● Task objective
Quote every line as written. Omit pictures.

● Exercise materials

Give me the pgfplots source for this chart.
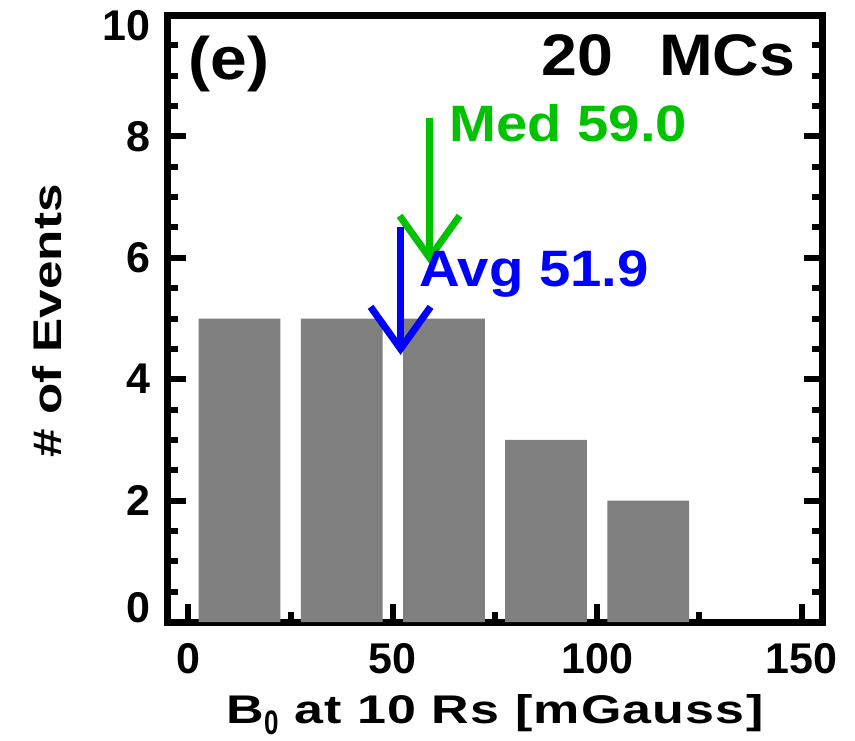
\documentclass[border=0pt]{standalone}
\usepackage{fontspec}
\setmainfont{Liberation Sans}
\newfontfamily\annfont{Liberation Sans}[FakeStretch=1.1]
\newfontfamily\xlabfont{Liberation Sans}[FakeStretch=1.3, LetterSpace=3]
\newfontfamily\ylabfont{Liberation Sans}[FakeStretch=1.28]
\usepackage{graphicx}
\usepackage{pgfplots}
\pgfplotsset{compat=1.18}
\definecolor{medgreen}{RGB}{0,195,0}
\definecolor{barg}{RGB}{128,128,128}

\begin{document}
\begin{tikzpicture}
% 1 px of the reference = 0.5pt
\path[use as bounding box] (-84pt,-59pt) rectangle (343.5pt,311pt);
\begin{axis}[
  at={(0pt,0pt)}, anchor=south west,
  scale only axis, width=327pt, height=303.5pt,
  xmin=-5, xmax=155, ymin=0, ymax=10,
  clip=false,
  xtick={0,50,100,150}, minor xtick={25,75,125},
  ytick={0,2,4,6,8,10}, minor y tick num=3,
  xtick pos=left, ytick pos=both, yticklabel pos=left,
  tick align=inside,
  major tick length=9pt, minor tick length=5pt,
  every tick/.append style={black, line width=3pt},
  axis line style={black, line width=3.5pt, line cap=rect},
  /pgf/number format/assume math mode=true,
  xticklabels={0,50,100,150},
  xticklabel style={font=\bfseries\fontsize{21.5pt}{24pt}\selectfont,
    inner sep=0pt, anchor=north, yshift=-10.5pt},
  yticklabel={\ifcase\ticknum\raisebox{7pt}[\height][\depth]{0}\or 2\or 4\or 6\or 8\or\raisebox{-5.5pt}[\height][\depth]{10}\fi},
  yticklabel style={font=\bfseries\fontsize{21.5pt}{24pt}\selectfont,
    inner sep=0pt, anchor=east, xshift=-8.5pt},
]
\addplot[ybar, bar width=20, bar shift=0pt, fill=barg, draw=none]
  coordinates {(12.5,5) (37.5,5) (62.5,5) (87.5,3) (112.5,2)};

% median arrow
\draw[medgreen, line width=3.5pt] (axis cs:59,8.3) -- (axis cs:59,6.0);
\draw[medgreen, line width=3.5pt, line join=miter]
  ([shift={(-15pt,21pt)}]axis cs:59,6.0) -- (axis cs:59,6.0)
  -- ([shift={(15pt,21pt)}]axis cs:59,6.0);
\node[anchor=base west, inner sep=0pt, text=medgreen,
  font=\annfont\bfseries\fontsize{25.6pt}{30pt}\selectfont]
  at (axis cs:63.7,7.91) {Med 59.0};

% mean arrow
\draw[blue, line width=3.5pt] (axis cs:51.9,6.5) -- (axis cs:51.9,4.5);
\draw[blue, line width=3.5pt, line join=miter]
  ([shift={(-15pt,21pt)}]axis cs:51.9,4.5) -- (axis cs:51.9,4.5)
  -- ([shift={(15pt,21pt)}]axis cs:51.9,4.5);
\node[anchor=base west, inner sep=0pt, text=blue,
  font=\annfont\bfseries\fontsize{25.6pt}{30pt}\selectfont]
  at (axis cs:56.4,5.52) {Avg 51.9};

\node[anchor=base west, inner sep=0pt,
  font=\annfont\bfseries\fontsize{30pt}{34pt}\selectfont]
  at (axis cs:0,8.93) {(e)};
\node[anchor=base east, inner sep=0pt,
  font=\annfont\bfseries\fontsize{29.3pt}{34pt}\selectfont]
  at (axis cs:148.6,9.01) {20\hspace{23pt}MCs};

\node[rotate=90, anchor=base, inner sep=0pt,
  font=\ylabfont\bfseries\fontsize{20pt}{24pt}\selectfont]
  at ([xshift=-53pt]rel axis cs:0,0.496) {\# of Events};
\node[anchor=base, inner sep=0pt,
  font=\xlabfont\bfseries\fontsize{20pt}{24pt}\selectfont]
  at ([yshift=-50.5pt]rel axis cs:0.5,0)
  {B\raisebox{-5.5pt}{\scalebox{0.5}[0.85]{0}} at 10 Rs [mGauss]};
\end{axis}
\end{tikzpicture}
\end{document}
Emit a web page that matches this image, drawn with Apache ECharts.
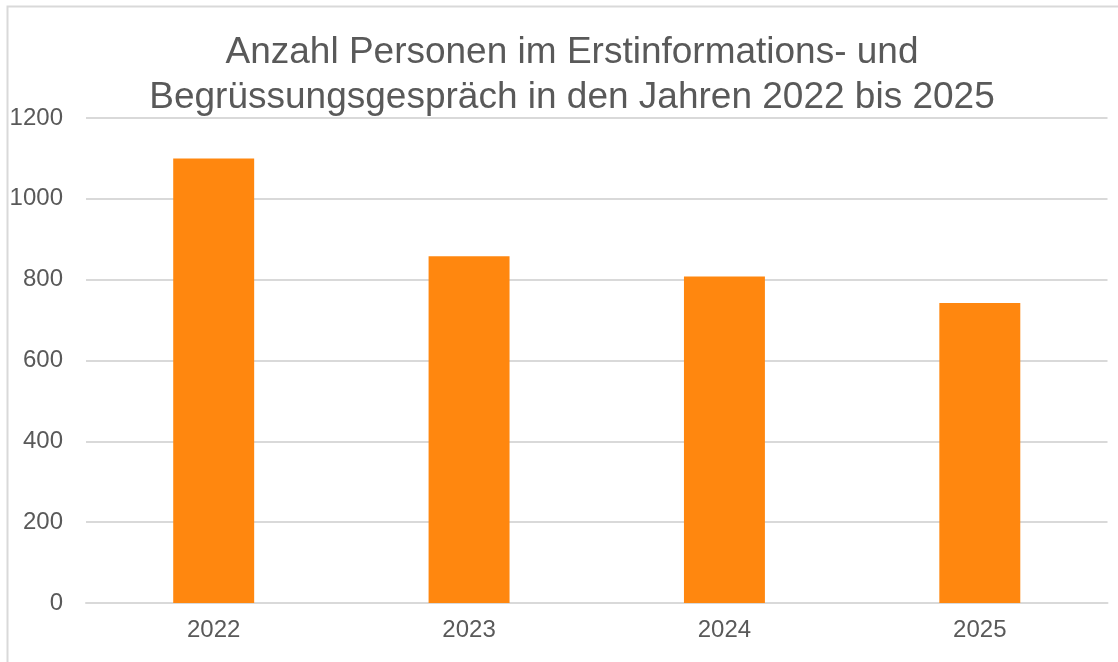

● Right answer
Give me the pgfplots source for this chart.
\documentclass[border=0pt]{standalone}
\usepackage{fontspec}
\setmainfont{Liberation Sans}
\newfontfamily\annfont{Liberation Sans}[FakeStretch=1.1]
\newfontfamily\xlabfont{Liberation Sans}[FakeStretch=1.3, LetterSpace=3]
\newfontfamily\ylabfont{Liberation Sans}[FakeStretch=1.28]
\usepackage{graphicx}
\usepackage{pgfplots}
\pgfplotsset{compat=1.18}
\definecolor{medgreen}{RGB}{0,195,0}
\definecolor{barg}{RGB}{128,128,128}

\begin{document}
\begin{tikzpicture}
% 1 px of the reference = 0.5pt
\path[use as bounding box] (-84pt,-59pt) rectangle (343.5pt,311pt);
\begin{axis}[
  at={(0pt,0pt)}, anchor=south west,
  scale only axis, width=327pt, height=303.5pt,
  xmin=-5, xmax=155, ymin=0, ymax=10,
  clip=false,
  xtick={0,50,100,150}, minor xtick={25,75,125},
  ytick={0,2,4,6,8,10}, minor y tick num=3,
  xtick pos=left, ytick pos=both, yticklabel pos=left,
  tick align=inside,
  major tick length=9pt, minor tick length=5pt,
  every tick/.append style={black, line width=3pt},
  axis line style={black, line width=3.5pt, line cap=rect},
  /pgf/number format/assume math mode=true,
  xticklabels={0,50,100,150},
  xticklabel style={font=\bfseries\fontsize{21.5pt}{24pt}\selectfont,
    inner sep=0pt, anchor=north, yshift=-10.5pt},
  yticklabel={\ifcase\ticknum\raisebox{7pt}[\height][\depth]{0}\or 2\or 4\or 6\or 8\or\raisebox{-5.5pt}[\height][\depth]{10}\fi},
  yticklabel style={font=\bfseries\fontsize{21.5pt}{24pt}\selectfont,
    inner sep=0pt, anchor=east, xshift=-8.5pt},
]
\addplot[ybar, bar width=20, bar shift=0pt, fill=barg, draw=none]
  coordinates {(12.5,5) (37.5,5) (62.5,5) (87.5,3) (112.5,2)};

% median arrow
\draw[medgreen, line width=3.5pt] (axis cs:59,8.3) -- (axis cs:59,6.0);
\draw[medgreen, line width=3.5pt, line join=miter]
  ([shift={(-15pt,21pt)}]axis cs:59,6.0) -- (axis cs:59,6.0)
  -- ([shift={(15pt,21pt)}]axis cs:59,6.0);
\node[anchor=base west, inner sep=0pt, text=medgreen,
  font=\annfont\bfseries\fontsize{25.6pt}{30pt}\selectfont]
  at (axis cs:63.7,7.91) {Med 59.0};

% mean arrow
\draw[blue, line width=3.5pt] (axis cs:51.9,6.5) -- (axis cs:51.9,4.5);
\draw[blue, line width=3.5pt, line join=miter]
  ([shift={(-15pt,21pt)}]axis cs:51.9,4.5) -- (axis cs:51.9,4.5)
  -- ([shift={(15pt,21pt)}]axis cs:51.9,4.5);
\node[anchor=base west, inner sep=0pt, text=blue,
  font=\annfont\bfseries\fontsize{25.6pt}{30pt}\selectfont]
  at (axis cs:56.4,5.52) {Avg 51.9};

\node[anchor=base west, inner sep=0pt,
  font=\annfont\bfseries\fontsize{30pt}{34pt}\selectfont]
  at (axis cs:0,8.93) {(e)};
\node[anchor=base east, inner sep=0pt,
  font=\annfont\bfseries\fontsize{29.3pt}{34pt}\selectfont]
  at (axis cs:148.6,9.01) {20\hspace{23pt}MCs};

\node[rotate=90, anchor=base, inner sep=0pt,
  font=\ylabfont\bfseries\fontsize{20pt}{24pt}\selectfont]
  at ([xshift=-53pt]rel axis cs:0,0.496) {\# of Events};
\node[anchor=base, inner sep=0pt,
  font=\xlabfont\bfseries\fontsize{20pt}{24pt}\selectfont]
  at ([yshift=-50.5pt]rel axis cs:0.5,0)
  {B\raisebox{-5.5pt}{\scalebox{0.5}[0.85]{0}} at 10 Rs [mGauss]};
\end{axis}
\end{tikzpicture}
\end{document}
Emit a web page that matches this image, drawn with Apache ECharts.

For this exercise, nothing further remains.